§ Requirement
Provide an exact copy of the data, excluding the images.

———

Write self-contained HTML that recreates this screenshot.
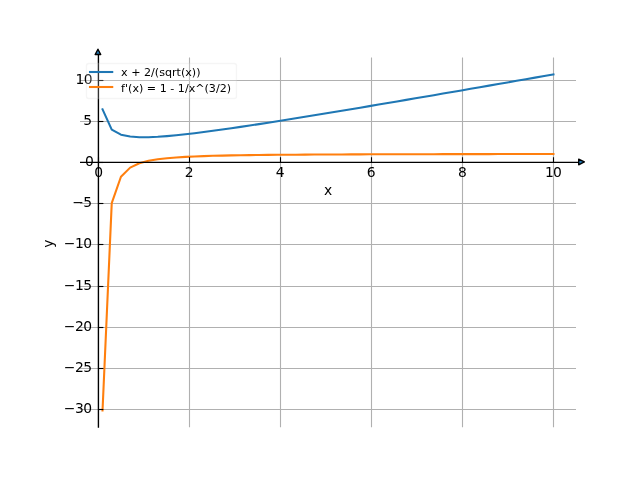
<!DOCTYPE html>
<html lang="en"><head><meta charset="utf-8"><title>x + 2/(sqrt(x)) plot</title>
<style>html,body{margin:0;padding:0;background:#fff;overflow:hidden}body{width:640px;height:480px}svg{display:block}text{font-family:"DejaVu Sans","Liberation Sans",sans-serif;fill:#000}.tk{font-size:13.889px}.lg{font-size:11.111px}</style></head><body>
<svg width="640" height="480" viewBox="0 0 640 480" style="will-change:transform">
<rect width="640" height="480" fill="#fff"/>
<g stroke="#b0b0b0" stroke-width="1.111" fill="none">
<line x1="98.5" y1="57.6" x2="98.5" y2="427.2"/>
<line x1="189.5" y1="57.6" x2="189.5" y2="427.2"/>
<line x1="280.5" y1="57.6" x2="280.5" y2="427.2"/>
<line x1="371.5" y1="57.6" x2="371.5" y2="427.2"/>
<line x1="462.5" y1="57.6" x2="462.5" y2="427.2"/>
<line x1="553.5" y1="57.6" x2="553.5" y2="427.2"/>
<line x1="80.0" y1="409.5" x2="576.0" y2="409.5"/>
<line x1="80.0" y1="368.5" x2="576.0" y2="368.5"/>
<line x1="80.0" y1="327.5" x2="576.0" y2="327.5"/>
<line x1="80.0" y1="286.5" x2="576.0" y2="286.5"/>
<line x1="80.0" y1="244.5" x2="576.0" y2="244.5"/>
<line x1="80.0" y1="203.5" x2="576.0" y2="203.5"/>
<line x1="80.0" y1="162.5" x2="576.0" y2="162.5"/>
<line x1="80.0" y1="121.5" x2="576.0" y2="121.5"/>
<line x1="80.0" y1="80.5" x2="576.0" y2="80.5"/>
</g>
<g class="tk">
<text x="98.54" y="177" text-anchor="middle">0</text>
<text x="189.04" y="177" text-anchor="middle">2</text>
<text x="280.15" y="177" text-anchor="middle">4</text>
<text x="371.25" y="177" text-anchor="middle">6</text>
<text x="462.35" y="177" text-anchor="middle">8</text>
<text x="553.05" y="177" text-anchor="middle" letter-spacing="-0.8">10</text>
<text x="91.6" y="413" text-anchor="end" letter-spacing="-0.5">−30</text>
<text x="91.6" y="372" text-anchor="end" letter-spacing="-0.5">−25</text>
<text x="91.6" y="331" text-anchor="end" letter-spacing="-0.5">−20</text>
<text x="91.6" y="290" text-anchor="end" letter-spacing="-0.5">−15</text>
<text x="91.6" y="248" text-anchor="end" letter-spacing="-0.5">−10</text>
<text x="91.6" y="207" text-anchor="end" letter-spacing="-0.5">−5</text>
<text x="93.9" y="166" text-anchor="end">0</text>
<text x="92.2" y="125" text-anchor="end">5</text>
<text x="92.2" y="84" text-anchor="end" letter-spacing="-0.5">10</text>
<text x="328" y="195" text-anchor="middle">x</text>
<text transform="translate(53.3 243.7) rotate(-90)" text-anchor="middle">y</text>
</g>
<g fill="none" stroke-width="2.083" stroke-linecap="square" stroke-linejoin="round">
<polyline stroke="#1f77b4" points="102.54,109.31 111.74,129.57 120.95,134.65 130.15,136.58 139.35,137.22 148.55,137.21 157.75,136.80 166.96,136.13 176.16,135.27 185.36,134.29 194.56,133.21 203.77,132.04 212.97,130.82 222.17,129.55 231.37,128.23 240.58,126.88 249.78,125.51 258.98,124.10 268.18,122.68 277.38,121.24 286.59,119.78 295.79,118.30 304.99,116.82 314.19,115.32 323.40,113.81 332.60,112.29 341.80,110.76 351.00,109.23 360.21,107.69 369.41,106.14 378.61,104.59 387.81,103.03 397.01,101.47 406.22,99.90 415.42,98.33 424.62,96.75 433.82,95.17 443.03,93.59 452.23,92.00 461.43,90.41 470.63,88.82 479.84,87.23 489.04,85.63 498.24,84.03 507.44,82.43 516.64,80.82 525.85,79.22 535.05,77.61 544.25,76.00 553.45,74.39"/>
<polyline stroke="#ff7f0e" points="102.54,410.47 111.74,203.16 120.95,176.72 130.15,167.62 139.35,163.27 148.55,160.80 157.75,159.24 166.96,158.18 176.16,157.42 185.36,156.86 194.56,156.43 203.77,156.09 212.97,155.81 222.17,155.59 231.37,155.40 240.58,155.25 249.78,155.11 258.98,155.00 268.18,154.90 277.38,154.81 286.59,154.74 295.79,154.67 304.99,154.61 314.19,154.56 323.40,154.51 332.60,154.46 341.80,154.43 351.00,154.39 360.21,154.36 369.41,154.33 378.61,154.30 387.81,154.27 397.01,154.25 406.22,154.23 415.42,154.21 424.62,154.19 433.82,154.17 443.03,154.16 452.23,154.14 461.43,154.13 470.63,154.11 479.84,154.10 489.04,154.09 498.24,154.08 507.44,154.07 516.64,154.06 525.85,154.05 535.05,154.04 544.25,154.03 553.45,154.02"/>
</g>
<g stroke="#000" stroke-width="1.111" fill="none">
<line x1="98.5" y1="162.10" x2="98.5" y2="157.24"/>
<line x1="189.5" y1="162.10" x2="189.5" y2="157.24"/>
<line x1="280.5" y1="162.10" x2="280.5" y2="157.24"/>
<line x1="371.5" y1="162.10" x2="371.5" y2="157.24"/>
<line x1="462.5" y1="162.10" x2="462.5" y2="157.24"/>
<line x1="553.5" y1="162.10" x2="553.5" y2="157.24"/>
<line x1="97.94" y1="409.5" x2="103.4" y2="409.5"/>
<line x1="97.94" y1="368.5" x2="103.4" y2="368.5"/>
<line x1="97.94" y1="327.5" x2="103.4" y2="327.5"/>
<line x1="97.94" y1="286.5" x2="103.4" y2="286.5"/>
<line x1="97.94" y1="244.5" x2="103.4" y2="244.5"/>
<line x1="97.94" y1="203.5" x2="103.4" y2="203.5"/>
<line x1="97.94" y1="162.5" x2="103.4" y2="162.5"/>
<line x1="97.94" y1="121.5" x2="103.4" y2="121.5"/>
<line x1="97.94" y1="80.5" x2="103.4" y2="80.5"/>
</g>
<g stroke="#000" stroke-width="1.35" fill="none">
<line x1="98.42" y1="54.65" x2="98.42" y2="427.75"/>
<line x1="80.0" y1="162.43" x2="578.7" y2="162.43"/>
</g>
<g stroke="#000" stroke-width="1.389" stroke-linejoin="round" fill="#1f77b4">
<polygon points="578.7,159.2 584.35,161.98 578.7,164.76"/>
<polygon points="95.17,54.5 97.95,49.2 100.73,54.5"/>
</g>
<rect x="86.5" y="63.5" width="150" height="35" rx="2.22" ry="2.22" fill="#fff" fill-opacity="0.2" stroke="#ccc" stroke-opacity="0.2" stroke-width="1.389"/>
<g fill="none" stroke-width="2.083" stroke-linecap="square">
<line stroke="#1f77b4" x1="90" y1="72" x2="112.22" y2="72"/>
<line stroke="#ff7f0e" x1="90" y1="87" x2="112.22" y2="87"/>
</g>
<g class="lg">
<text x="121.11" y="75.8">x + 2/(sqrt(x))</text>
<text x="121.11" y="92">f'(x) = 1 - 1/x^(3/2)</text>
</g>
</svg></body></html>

———

§ Correct answer
Write self-contained HTML that recreates this screenshot.
<!DOCTYPE html>
<html lang="en"><head><meta charset="utf-8"><title>x + 2/(sqrt(x)) plot</title>
<style>html,body{margin:0;padding:0;background:#fff;overflow:hidden}body{width:640px;height:480px}svg{display:block}text{font-family:"DejaVu Sans","Liberation Sans",sans-serif;fill:#000}.tk{font-size:13.889px}.lg{font-size:11.111px}</style></head><body>
<svg width="640" height="480" viewBox="0 0 640 480" style="will-change:transform">
<rect width="640" height="480" fill="#fff"/>
<g stroke="#b0b0b0" stroke-width="1.111" fill="none">
<line x1="98.5" y1="57.6" x2="98.5" y2="427.2"/>
<line x1="189.5" y1="57.6" x2="189.5" y2="427.2"/>
<line x1="280.5" y1="57.6" x2="280.5" y2="427.2"/>
<line x1="371.5" y1="57.6" x2="371.5" y2="427.2"/>
<line x1="462.5" y1="57.6" x2="462.5" y2="427.2"/>
<line x1="553.5" y1="57.6" x2="553.5" y2="427.2"/>
<line x1="80.0" y1="409.5" x2="576.0" y2="409.5"/>
<line x1="80.0" y1="368.5" x2="576.0" y2="368.5"/>
<line x1="80.0" y1="327.5" x2="576.0" y2="327.5"/>
<line x1="80.0" y1="286.5" x2="576.0" y2="286.5"/>
<line x1="80.0" y1="244.5" x2="576.0" y2="244.5"/>
<line x1="80.0" y1="203.5" x2="576.0" y2="203.5"/>
<line x1="80.0" y1="162.5" x2="576.0" y2="162.5"/>
<line x1="80.0" y1="121.5" x2="576.0" y2="121.5"/>
<line x1="80.0" y1="80.5" x2="576.0" y2="80.5"/>
</g>
<g class="tk">
<text x="98.54" y="177" text-anchor="middle">0</text>
<text x="189.04" y="177" text-anchor="middle">2</text>
<text x="280.15" y="177" text-anchor="middle">4</text>
<text x="371.25" y="177" text-anchor="middle">6</text>
<text x="462.35" y="177" text-anchor="middle">8</text>
<text x="553.05" y="177" text-anchor="middle" letter-spacing="-0.8">10</text>
<text x="91.6" y="413" text-anchor="end" letter-spacing="-0.5">−30</text>
<text x="91.6" y="372" text-anchor="end" letter-spacing="-0.5">−25</text>
<text x="91.6" y="331" text-anchor="end" letter-spacing="-0.5">−20</text>
<text x="91.6" y="290" text-anchor="end" letter-spacing="-0.5">−15</text>
<text x="91.6" y="248" text-anchor="end" letter-spacing="-0.5">−10</text>
<text x="91.6" y="207" text-anchor="end" letter-spacing="-0.5">−5</text>
<text x="93.9" y="166" text-anchor="end">0</text>
<text x="92.2" y="125" text-anchor="end">5</text>
<text x="92.2" y="84" text-anchor="end" letter-spacing="-0.5">10</text>
<text x="328" y="195" text-anchor="middle">x</text>
<text transform="translate(53.3 243.7) rotate(-90)" text-anchor="middle">y</text>
</g>
<g fill="none" stroke-width="2.083" stroke-linecap="square" stroke-linejoin="round">
<polyline stroke="#1f77b4" points="102.54,109.31 111.74,129.57 120.95,134.65 130.15,136.58 139.35,137.22 148.55,137.21 157.75,136.80 166.96,136.13 176.16,135.27 185.36,134.29 194.56,133.21 203.77,132.04 212.97,130.82 222.17,129.55 231.37,128.23 240.58,126.88 249.78,125.51 258.98,124.10 268.18,122.68 277.38,121.24 286.59,119.78 295.79,118.30 304.99,116.82 314.19,115.32 323.40,113.81 332.60,112.29 341.80,110.76 351.00,109.23 360.21,107.69 369.41,106.14 378.61,104.59 387.81,103.03 397.01,101.47 406.22,99.90 415.42,98.33 424.62,96.75 433.82,95.17 443.03,93.59 452.23,92.00 461.43,90.41 470.63,88.82 479.84,87.23 489.04,85.63 498.24,84.03 507.44,82.43 516.64,80.82 525.85,79.22 535.05,77.61 544.25,76.00 553.45,74.39"/>
<polyline stroke="#ff7f0e" points="102.54,410.47 111.74,203.16 120.95,176.72 130.15,167.62 139.35,163.27 148.55,160.80 157.75,159.24 166.96,158.18 176.16,157.42 185.36,156.86 194.56,156.43 203.77,156.09 212.97,155.81 222.17,155.59 231.37,155.40 240.58,155.25 249.78,155.11 258.98,155.00 268.18,154.90 277.38,154.81 286.59,154.74 295.79,154.67 304.99,154.61 314.19,154.56 323.40,154.51 332.60,154.46 341.80,154.43 351.00,154.39 360.21,154.36 369.41,154.33 378.61,154.30 387.81,154.27 397.01,154.25 406.22,154.23 415.42,154.21 424.62,154.19 433.82,154.17 443.03,154.16 452.23,154.14 461.43,154.13 470.63,154.11 479.84,154.10 489.04,154.09 498.24,154.08 507.44,154.07 516.64,154.06 525.85,154.05 535.05,154.04 544.25,154.03 553.45,154.02"/>
</g>
<g stroke="#000" stroke-width="1.111" fill="none">
<line x1="98.5" y1="162.10" x2="98.5" y2="157.24"/>
<line x1="189.5" y1="162.10" x2="189.5" y2="157.24"/>
<line x1="280.5" y1="162.10" x2="280.5" y2="157.24"/>
<line x1="371.5" y1="162.10" x2="371.5" y2="157.24"/>
<line x1="462.5" y1="162.10" x2="462.5" y2="157.24"/>
<line x1="553.5" y1="162.10" x2="553.5" y2="157.24"/>
<line x1="97.94" y1="409.5" x2="103.4" y2="409.5"/>
<line x1="97.94" y1="368.5" x2="103.4" y2="368.5"/>
<line x1="97.94" y1="327.5" x2="103.4" y2="327.5"/>
<line x1="97.94" y1="286.5" x2="103.4" y2="286.5"/>
<line x1="97.94" y1="244.5" x2="103.4" y2="244.5"/>
<line x1="97.94" y1="203.5" x2="103.4" y2="203.5"/>
<line x1="97.94" y1="162.5" x2="103.4" y2="162.5"/>
<line x1="97.94" y1="121.5" x2="103.4" y2="121.5"/>
<line x1="97.94" y1="80.5" x2="103.4" y2="80.5"/>
</g>
<g stroke="#000" stroke-width="1.35" fill="none">
<line x1="98.42" y1="54.65" x2="98.42" y2="427.75"/>
<line x1="80.0" y1="162.43" x2="578.7" y2="162.43"/>
</g>
<g stroke="#000" stroke-width="1.389" stroke-linejoin="round" fill="#1f77b4">
<polygon points="578.7,159.2 584.35,161.98 578.7,164.76"/>
<polygon points="95.17,54.5 97.95,49.2 100.73,54.5"/>
</g>
<rect x="86.5" y="63.5" width="150" height="35" rx="2.22" ry="2.22" fill="#fff" fill-opacity="0.2" stroke="#ccc" stroke-opacity="0.2" stroke-width="1.389"/>
<g fill="none" stroke-width="2.083" stroke-linecap="square">
<line stroke="#1f77b4" x1="90" y1="72" x2="112.22" y2="72"/>
<line stroke="#ff7f0e" x1="90" y1="87" x2="112.22" y2="87"/>
</g>
<g class="lg">
<text x="121.11" y="75.8">x + 2/(sqrt(x))</text>
<text x="121.11" y="92">f'(x) = 1 - 1/x^(3/2)</text>
</g>
</svg></body></html>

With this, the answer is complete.